Each line of the material below that holds the word "LaTeX" needs to be copied.

+-------+

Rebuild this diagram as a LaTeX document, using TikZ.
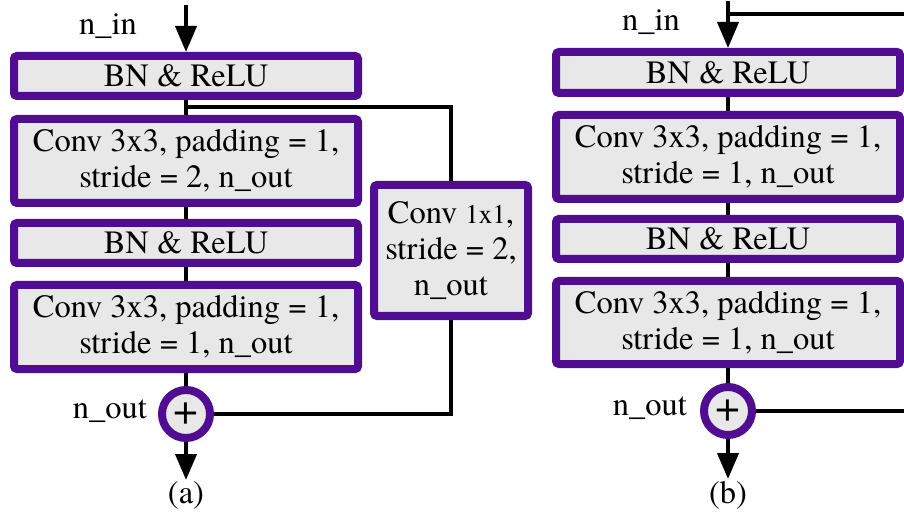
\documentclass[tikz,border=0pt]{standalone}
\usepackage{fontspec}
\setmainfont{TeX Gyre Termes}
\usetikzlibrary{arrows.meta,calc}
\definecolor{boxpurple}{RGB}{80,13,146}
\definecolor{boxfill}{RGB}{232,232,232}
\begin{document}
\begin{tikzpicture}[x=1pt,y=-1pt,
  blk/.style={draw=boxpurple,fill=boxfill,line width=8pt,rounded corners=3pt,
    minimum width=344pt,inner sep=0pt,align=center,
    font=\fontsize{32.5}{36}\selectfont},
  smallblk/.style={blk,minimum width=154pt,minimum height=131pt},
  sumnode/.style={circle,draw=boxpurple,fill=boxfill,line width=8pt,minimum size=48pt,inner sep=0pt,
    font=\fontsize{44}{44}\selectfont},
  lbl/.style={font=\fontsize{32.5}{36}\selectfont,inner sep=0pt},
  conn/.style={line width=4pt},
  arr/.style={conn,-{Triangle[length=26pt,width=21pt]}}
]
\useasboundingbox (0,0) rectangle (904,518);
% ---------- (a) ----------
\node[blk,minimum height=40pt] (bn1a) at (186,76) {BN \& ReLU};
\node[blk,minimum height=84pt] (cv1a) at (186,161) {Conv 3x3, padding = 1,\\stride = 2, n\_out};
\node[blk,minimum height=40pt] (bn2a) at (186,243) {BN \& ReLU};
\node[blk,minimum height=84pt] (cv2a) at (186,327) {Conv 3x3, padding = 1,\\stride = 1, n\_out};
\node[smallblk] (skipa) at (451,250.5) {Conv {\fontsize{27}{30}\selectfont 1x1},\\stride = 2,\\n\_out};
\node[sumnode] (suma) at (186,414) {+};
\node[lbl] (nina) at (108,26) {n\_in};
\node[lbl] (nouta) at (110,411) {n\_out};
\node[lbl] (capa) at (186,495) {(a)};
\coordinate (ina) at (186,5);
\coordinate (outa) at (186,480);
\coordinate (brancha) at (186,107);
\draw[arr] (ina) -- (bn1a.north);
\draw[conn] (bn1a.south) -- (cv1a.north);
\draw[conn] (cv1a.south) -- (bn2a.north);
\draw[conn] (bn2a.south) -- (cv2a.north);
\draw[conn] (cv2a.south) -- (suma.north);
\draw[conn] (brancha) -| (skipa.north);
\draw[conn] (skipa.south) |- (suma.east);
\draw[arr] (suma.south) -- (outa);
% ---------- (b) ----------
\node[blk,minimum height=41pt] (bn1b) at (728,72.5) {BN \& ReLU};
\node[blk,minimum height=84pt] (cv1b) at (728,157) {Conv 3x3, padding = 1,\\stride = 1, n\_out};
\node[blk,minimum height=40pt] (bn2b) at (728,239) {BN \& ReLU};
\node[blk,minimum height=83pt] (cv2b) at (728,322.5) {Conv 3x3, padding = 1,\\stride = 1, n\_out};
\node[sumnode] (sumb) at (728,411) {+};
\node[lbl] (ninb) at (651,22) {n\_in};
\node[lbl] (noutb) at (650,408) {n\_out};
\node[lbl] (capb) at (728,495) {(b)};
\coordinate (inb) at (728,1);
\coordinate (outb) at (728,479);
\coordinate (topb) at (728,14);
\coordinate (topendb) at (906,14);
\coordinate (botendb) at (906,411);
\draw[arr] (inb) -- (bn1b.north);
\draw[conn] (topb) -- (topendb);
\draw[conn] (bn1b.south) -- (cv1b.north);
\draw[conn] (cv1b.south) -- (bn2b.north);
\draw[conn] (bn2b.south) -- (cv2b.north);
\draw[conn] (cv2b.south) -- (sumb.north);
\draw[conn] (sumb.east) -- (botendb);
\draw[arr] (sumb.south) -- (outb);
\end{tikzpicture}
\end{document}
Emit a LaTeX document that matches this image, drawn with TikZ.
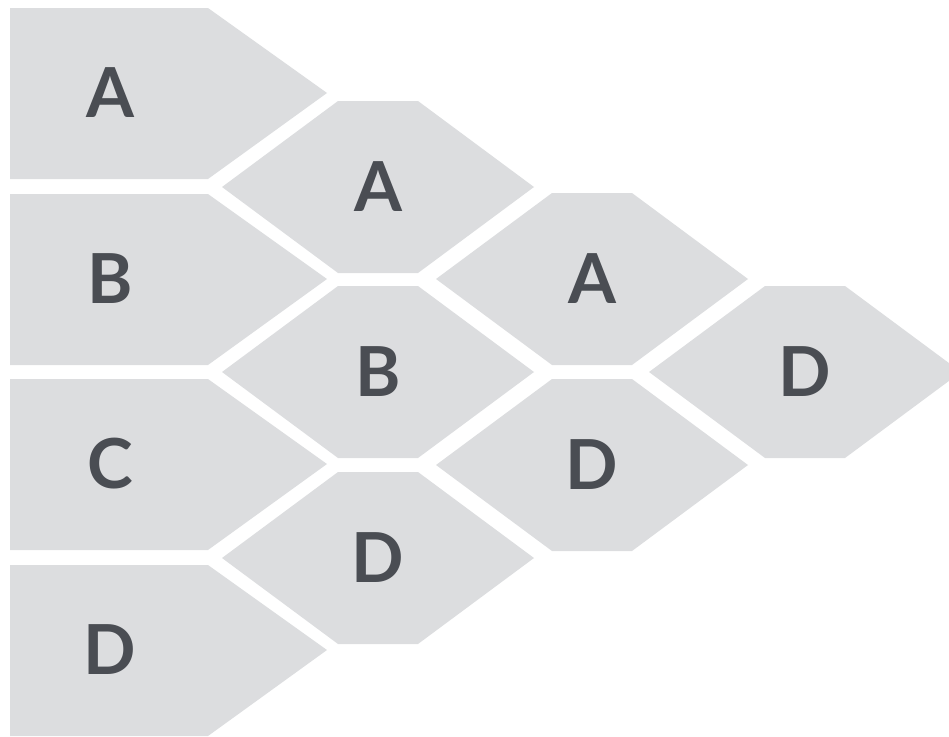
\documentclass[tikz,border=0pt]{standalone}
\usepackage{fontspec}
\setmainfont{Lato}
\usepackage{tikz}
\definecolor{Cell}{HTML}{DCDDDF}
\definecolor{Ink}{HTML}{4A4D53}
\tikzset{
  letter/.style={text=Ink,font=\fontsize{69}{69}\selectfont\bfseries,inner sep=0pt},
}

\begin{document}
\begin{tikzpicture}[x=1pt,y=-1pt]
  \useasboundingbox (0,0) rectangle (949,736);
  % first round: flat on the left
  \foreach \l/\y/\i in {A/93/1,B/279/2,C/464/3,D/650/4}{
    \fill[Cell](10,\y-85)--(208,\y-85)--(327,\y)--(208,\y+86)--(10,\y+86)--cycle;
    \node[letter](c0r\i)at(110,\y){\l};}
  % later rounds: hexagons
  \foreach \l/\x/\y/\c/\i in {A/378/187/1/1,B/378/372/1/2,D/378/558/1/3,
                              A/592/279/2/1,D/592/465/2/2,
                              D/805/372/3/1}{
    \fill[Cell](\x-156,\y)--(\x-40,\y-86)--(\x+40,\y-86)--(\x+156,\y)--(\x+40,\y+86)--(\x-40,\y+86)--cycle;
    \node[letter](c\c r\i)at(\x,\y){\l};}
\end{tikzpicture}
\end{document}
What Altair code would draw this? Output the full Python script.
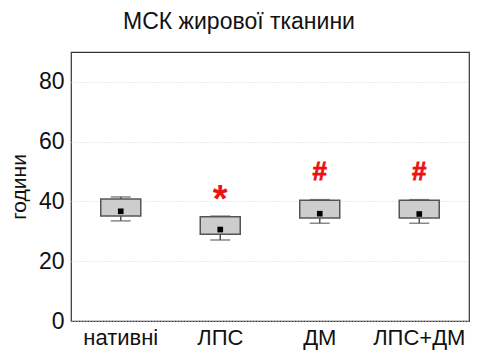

+-------+

** Solution **
Rebuild this diagram as a LaTeX document, using TikZ.
Emit a LaTeX document that matches this image, drawn with TikZ.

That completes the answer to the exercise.